Stable was guarenteed to have:
- Automatically generated dashboards & alarms.
- Vetted IAM permissions
- Runbooks
- Example code on using a generated resource, and accompanying documentation.
- Best practices determined by other users.
Beta:
- IAM permissions.
- Tested deployment.
Alpha:
- Guarenteed to deploy.

Ballooning Costs

With the above team resources there is a concern of exorbinant costs. Where a team member may make a exorbinant infrastructure change. We used Infracost to automatically gate pull requests. If the amount was above a certain threshold. It required either DevOps or manager approval to move forward. If the spend was below a threshold, and they were a CODEOWNER they could merge.

From the team config we managed team members to github teams. So as members were added they automatically got mapped to github. This allowed for us to be largely hands off and non blocking to developers who needed new resources.

Build & Synth Time

When running cdk there are several approaches, you can do everything through npm.

Applying Changes

# This deploys the terraform cdktf stack.
-> cdktf apply

But I found this was a bit slower at the time of iniital implementation, and more difficult to debug. I found that using the regular terraform command was an easier approach.

{
  "scripts": {
    "terraform:synth": "./node_modules/.bin/cdktf synth"
  }
}

cd cdktf.out/stacks/$StackName
terraform init; terraform plan
terraform apply

Synth Time

One of the biggest bottle necks I had was in regards to synth time. On one project, with several terraform providers. The synthed and compiled typescript output was about 200MB. This was an expensive task to run and re-run. I found it best to layer node modules on top of each other. With several core repositories.
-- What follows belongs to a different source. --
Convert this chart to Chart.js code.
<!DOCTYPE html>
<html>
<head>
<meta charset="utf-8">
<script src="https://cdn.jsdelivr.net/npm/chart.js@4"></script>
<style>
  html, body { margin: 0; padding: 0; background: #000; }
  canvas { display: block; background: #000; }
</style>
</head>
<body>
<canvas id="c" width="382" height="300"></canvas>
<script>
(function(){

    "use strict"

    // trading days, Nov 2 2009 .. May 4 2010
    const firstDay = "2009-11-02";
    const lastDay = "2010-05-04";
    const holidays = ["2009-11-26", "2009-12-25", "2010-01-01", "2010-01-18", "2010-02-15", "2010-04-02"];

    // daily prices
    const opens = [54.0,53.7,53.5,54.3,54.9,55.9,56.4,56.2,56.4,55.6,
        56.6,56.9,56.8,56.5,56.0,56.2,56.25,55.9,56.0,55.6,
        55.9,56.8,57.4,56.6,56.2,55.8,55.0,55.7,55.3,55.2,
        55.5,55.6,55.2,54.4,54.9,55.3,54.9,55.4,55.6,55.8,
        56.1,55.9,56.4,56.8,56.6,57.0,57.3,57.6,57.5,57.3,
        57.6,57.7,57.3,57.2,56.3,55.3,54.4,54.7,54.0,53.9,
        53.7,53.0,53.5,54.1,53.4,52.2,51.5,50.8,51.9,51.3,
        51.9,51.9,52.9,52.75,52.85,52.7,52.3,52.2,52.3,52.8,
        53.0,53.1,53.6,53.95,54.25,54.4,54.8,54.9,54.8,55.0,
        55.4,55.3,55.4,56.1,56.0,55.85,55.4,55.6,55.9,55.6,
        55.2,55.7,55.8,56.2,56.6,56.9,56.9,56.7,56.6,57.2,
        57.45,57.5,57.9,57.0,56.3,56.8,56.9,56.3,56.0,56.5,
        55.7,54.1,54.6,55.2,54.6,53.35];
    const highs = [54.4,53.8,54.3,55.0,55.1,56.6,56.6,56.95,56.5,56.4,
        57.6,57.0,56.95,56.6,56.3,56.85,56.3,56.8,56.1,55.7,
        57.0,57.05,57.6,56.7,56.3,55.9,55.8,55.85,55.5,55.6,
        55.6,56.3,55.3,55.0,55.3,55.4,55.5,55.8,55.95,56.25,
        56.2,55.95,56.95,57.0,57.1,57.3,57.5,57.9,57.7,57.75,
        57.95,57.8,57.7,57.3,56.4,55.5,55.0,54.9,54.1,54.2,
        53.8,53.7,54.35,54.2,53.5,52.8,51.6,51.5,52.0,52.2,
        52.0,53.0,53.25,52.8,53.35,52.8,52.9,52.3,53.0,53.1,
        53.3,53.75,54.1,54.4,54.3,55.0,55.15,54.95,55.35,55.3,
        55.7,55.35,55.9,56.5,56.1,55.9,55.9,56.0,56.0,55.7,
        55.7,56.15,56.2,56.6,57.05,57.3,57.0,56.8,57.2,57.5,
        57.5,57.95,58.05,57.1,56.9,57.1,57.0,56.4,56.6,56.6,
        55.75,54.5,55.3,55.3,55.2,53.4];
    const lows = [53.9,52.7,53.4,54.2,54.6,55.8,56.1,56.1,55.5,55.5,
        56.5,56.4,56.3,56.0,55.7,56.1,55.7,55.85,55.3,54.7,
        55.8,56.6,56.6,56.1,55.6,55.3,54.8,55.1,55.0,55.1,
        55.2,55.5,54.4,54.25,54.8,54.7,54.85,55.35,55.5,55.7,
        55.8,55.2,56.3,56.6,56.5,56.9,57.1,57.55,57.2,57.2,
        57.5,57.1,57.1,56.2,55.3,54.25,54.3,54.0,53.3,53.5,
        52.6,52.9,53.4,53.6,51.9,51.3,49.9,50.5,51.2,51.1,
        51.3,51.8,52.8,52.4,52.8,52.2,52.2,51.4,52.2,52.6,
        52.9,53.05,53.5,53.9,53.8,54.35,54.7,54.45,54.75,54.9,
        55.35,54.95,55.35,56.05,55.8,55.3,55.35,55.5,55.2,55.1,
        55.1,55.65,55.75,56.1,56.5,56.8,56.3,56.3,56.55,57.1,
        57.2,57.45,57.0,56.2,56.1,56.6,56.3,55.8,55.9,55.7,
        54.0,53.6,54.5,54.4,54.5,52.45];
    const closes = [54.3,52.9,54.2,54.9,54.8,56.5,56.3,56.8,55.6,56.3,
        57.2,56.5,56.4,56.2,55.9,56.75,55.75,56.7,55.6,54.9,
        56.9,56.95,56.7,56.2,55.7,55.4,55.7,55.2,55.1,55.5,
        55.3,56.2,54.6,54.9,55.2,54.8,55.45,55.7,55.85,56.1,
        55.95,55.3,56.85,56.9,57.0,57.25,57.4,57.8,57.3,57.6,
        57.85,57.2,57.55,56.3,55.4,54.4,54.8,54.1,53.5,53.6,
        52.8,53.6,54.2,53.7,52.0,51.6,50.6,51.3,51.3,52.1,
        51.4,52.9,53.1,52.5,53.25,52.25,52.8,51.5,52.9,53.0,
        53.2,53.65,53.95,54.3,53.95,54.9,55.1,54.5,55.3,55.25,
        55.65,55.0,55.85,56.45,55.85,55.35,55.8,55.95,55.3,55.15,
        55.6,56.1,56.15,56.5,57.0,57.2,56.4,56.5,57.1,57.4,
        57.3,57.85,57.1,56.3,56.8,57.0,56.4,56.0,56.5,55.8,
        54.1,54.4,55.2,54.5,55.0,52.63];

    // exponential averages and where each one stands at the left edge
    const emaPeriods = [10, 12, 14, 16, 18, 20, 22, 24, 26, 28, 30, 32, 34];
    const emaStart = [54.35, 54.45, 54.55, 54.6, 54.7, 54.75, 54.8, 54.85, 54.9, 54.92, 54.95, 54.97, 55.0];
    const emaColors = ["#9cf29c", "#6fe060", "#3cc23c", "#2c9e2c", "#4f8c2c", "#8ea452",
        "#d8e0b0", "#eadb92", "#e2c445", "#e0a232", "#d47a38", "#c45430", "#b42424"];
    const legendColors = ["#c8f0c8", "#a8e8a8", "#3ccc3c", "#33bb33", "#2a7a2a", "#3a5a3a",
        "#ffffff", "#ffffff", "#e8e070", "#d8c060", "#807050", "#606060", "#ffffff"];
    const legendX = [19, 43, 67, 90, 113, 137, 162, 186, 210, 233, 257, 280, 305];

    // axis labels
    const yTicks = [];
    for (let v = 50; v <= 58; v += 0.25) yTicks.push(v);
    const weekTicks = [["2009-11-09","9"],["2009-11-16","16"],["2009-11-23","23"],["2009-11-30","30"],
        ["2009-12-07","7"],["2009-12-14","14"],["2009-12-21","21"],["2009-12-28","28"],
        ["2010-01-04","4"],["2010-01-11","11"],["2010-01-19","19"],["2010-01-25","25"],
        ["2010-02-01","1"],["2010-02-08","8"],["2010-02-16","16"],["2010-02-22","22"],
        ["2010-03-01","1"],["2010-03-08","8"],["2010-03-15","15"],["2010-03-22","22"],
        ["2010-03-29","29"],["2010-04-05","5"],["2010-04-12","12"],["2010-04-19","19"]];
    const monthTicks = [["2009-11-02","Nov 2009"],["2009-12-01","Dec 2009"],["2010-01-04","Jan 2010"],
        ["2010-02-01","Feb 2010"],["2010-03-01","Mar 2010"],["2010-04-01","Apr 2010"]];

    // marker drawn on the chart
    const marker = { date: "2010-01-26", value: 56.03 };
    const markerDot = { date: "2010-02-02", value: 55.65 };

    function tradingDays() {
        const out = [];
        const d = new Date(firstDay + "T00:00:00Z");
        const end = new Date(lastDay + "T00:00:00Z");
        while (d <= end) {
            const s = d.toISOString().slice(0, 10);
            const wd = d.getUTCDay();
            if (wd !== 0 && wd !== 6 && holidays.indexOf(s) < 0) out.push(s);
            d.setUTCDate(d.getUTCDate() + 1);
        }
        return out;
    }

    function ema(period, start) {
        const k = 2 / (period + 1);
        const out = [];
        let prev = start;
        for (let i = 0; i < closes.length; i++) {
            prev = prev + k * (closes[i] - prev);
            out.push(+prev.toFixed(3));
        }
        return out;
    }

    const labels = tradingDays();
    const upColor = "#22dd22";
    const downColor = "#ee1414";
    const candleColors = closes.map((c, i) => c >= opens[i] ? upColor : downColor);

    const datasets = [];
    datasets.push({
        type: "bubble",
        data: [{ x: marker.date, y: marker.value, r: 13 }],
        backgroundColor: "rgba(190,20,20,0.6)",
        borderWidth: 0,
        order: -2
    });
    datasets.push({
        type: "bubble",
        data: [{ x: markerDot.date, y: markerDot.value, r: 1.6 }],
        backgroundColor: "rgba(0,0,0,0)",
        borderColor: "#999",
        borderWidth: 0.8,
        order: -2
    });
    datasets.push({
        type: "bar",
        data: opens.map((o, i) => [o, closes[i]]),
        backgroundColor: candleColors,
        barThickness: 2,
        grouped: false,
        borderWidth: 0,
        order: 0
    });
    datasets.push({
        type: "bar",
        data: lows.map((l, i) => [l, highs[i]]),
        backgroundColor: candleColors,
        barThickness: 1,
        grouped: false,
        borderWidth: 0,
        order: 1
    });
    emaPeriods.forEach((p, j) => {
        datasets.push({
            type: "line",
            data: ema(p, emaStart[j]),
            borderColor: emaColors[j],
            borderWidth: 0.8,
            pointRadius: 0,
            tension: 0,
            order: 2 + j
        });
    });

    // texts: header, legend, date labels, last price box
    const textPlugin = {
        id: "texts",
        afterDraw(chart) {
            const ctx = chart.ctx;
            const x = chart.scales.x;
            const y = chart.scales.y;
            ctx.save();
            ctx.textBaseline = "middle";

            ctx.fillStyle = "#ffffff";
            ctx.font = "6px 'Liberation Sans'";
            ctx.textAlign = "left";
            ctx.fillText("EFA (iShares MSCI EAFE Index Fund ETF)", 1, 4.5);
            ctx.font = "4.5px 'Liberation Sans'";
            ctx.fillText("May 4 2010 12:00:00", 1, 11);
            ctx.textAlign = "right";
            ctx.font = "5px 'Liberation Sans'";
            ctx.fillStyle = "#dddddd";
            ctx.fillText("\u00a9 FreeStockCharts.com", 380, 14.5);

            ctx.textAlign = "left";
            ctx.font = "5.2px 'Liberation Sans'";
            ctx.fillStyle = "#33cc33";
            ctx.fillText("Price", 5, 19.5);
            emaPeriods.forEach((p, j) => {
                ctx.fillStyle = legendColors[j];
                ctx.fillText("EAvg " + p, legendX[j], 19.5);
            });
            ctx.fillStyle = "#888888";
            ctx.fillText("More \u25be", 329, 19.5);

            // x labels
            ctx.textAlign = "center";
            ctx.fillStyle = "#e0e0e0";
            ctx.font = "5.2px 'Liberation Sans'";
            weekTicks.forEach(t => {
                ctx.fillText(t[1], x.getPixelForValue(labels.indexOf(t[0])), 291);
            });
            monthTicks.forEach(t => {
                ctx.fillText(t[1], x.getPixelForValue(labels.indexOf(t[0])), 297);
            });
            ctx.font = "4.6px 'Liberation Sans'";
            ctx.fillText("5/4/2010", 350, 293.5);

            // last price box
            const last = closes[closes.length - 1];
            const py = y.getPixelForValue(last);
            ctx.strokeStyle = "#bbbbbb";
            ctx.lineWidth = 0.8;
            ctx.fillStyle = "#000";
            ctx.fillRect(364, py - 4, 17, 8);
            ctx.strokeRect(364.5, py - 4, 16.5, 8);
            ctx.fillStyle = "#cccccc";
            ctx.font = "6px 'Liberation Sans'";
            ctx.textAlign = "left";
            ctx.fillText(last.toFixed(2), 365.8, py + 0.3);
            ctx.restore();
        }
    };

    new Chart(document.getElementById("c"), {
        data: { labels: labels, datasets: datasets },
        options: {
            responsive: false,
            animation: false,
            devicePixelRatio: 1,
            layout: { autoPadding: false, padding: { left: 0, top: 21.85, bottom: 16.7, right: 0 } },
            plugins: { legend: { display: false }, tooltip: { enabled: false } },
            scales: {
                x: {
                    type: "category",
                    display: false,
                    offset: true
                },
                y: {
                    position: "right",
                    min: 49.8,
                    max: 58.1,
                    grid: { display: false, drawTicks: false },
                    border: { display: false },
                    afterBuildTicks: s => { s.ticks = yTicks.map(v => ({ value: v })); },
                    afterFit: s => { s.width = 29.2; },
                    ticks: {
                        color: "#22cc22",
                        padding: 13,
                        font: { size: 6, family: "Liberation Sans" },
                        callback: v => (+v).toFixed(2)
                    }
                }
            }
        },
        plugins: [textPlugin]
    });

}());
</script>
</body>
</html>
cdktf-providers A npm module that pulls in all your orginizations providers.
- This will compile typescript into a module you can use.
cdktf-stdlib A npm module that implements the components noted above.
- Depdends on cdktf-providers
cdktf-$stack your individual stack
- Depends on cdktf-stdlib and cdktf-providers

When you're going to deploy a piece of infra, it only has to compile and build a small subset of code. The $stack module should only define the configuration for the components, and call them in a terraform stack.

When building and synthesizing, the type script compilation was one big time sink. The other was synthesizing large sets of stacks.

Smaller Stacks

With the above, it's best to build single intent stacks. Utilize cross reference stacks, or data lookups. But keep a stack to a small intent. Rather than a core stack that provides VPC, EKS, and ECR. They can be split out into several different modules.

Closing

Would I still use CDK? Yes, I can't see going back to a configuration based operations approach. I've taken this further since CDK, focusing on Nixos, where my operating system is also a compiled set of code.

There are challenges, and the biggest portion is the culture fit. As you go to CDK, it shifts your hiring practices. As well interaction with the engineering team.

Despite this I feel after the initial uptake, it can drastically improve developer experience, and ease developing cloud resources.